Most companies spend the vast majority of their IT budgets on sustaining operations—ongoing maintenance and administrative tasks like maintaining systems, availability, applying upgrades, fixes, patches, etc. Just “keeping the lights on” can range from 60-80% of their budgets versus net new opportunities. Despite this, most companies (89%) expect their IT budgets to grow or stay flat. Meanwhile, the time bomb ticks down on their mounting technical debt.
The accumulation of technical debt is one of the primary reasons that Digital Transformations have not been successful. More than that, it is a primary reason companies are not prepared to face existential threats to their business, dragging down the flexibility they need to react to unanticipated business needs, changing market demands, and changing customer desires. Technical debt puts them behind the ever-accelerating pace of technology and weakens their ability to attract talent, nurture employees, and create an adaptive culture that can reorganize to take on new business realities.
The rapid pace of technological change is number one challenge companies face when trying to build an adaptive organization. Employees rate technology as the #1 criteria in job satisfaction polling. It is the key factor in attracting and retaining employees. In spite of that, the biggest time-waster at work for employees is the use of antiquated technology. On average, two hours a day are used to search for data.
The acceleration of technology is not only growing exponentially but building upon itself and combining with paradigm shifts. Data will reach double exponential rates by 2025. In the 21st century, we will not experience 100 years of progress, but more like 20,000 years (Ray Kurzweil, The Law of Accelerating Returns). In the case of PLM, ask yourself: how long has it been since your last upgrade? More than a year ago? Are you more than one major release behind? Hopefully not.
New challenges and rapid technology advances abound, yet many organizations continue to make decisions on IT investments like they did a decade ago, compounding their already mounting technical debt. Attempts to side step this with large purchases of “new” systems can be problematic. Even if they’re well-funded, without flexibility and upgradability, this is simply creating “instant legacy.” The same applies to SaaS—once you make a decision for an application/service that is not based on the ability to change, all you have done is insulate your organization from technology changes. You have not solved the problem of external changes disrupting the business “fit.”
If your technology is not up-to-date, you fall behind and are unable to meet unanticipated business needs. If your systems are not up-to-date, you are not taking advantage of the technology that provides you with the agility necessary to be as competitive as possible. It is not just that technology gets old—the solution-set of the apps you bought also loses relevance. It is impossible to estimate your future capacity or features with static hardware and software. Anyone can optimize for today—you need to plan to deliver for tomorrow. Tomorrow is unknown, so by definition, you need technology based on architectures designed to be flexible and upgradeable.
So, how do you get out of the technical debt you are in?
Incrementally.
Do not fear changing requirements—your businesses will change them as you learn. Stop buying disposable systems—trying to stitch together legacy architectures, or performing massive consolidations is just another form of wasted IT budget. Buy technology that will allow change over time, because everything will change. You must base your architecture on resiliency. You need platform technology that allows you to dynamically add capabilities and applications, and take advantage of increasingly smart and connected technologies.
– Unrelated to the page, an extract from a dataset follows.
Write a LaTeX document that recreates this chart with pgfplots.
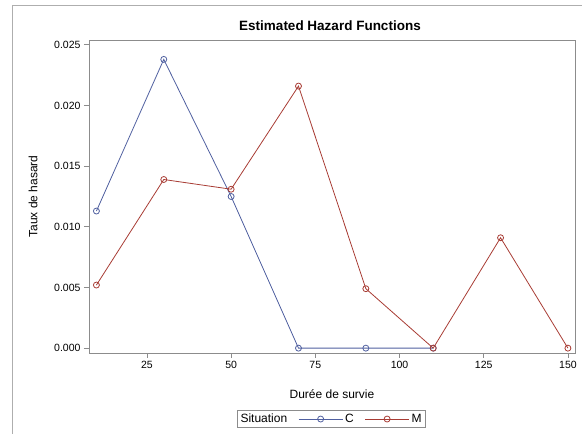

We need to reframe how we evaluate technology. Embrace “Platform Thinking.” When you evaluate technology, what you need is something that is future-proof. Breadth and depth are important, but not nearly as much as a resilient platform architecture that allows you stay current and take advantage of technology. Breadth and Depth do not help when the business problem changes. You need to demand resiliency, the ability to quickly add capability that is upgradable. It will allow you to meet tomorrow’s challenges, keep pace with technology, and is thousands of times more important than specific features, many of which you do not yet know you need.
According to CIMdata, here are three related strategic aspects of a Resilient Platform:
- Connection – The platform’s ability to share and transact value
- Gravity – The platform’s ability to attract participants, both producers (i.e. application builders) and consumers (i.e. users)
- Flow – The platform’s ability to foster the exchange and co-creation of value
Two more strategic aspects that are critical to a platform are:
- Openness – The platform’s ability to provide unencumbered access to managed data and related services
- End-to-End Lifecycle Support – A platform’s ability to support the full product lifecycle from concept through end-of-life and throughout the entire extended enterprise, including all of its engineering and non-engineering disciplines that create and/or use product data
To plan for change and be prepared for tomorrow, a platform must possess sustainability, which is its ability to support a company’s data and process management requirements over a long period at a reasonable cost as the business evolves. It must also possess the ability to easily update to newer versions of a solution. This is done with Through-Life configuration management and traceability—also known as the Digital Thread—which will enable you to provide the right data to the right people at the right time.
The more you reduce your technical debt, the higher the ratio of budget you have for innovation. Innovation in technology is the result of culture, collaboration, and capabilities. If you empower your people with the right technology, you enhance collaboration, make it easy to deploy, upgrade, scale, and quickly and incrementally add capabilities, which drives agility, innovation, a positive culture, and growth. Reduce your technical debt and future-proof your tomorrow.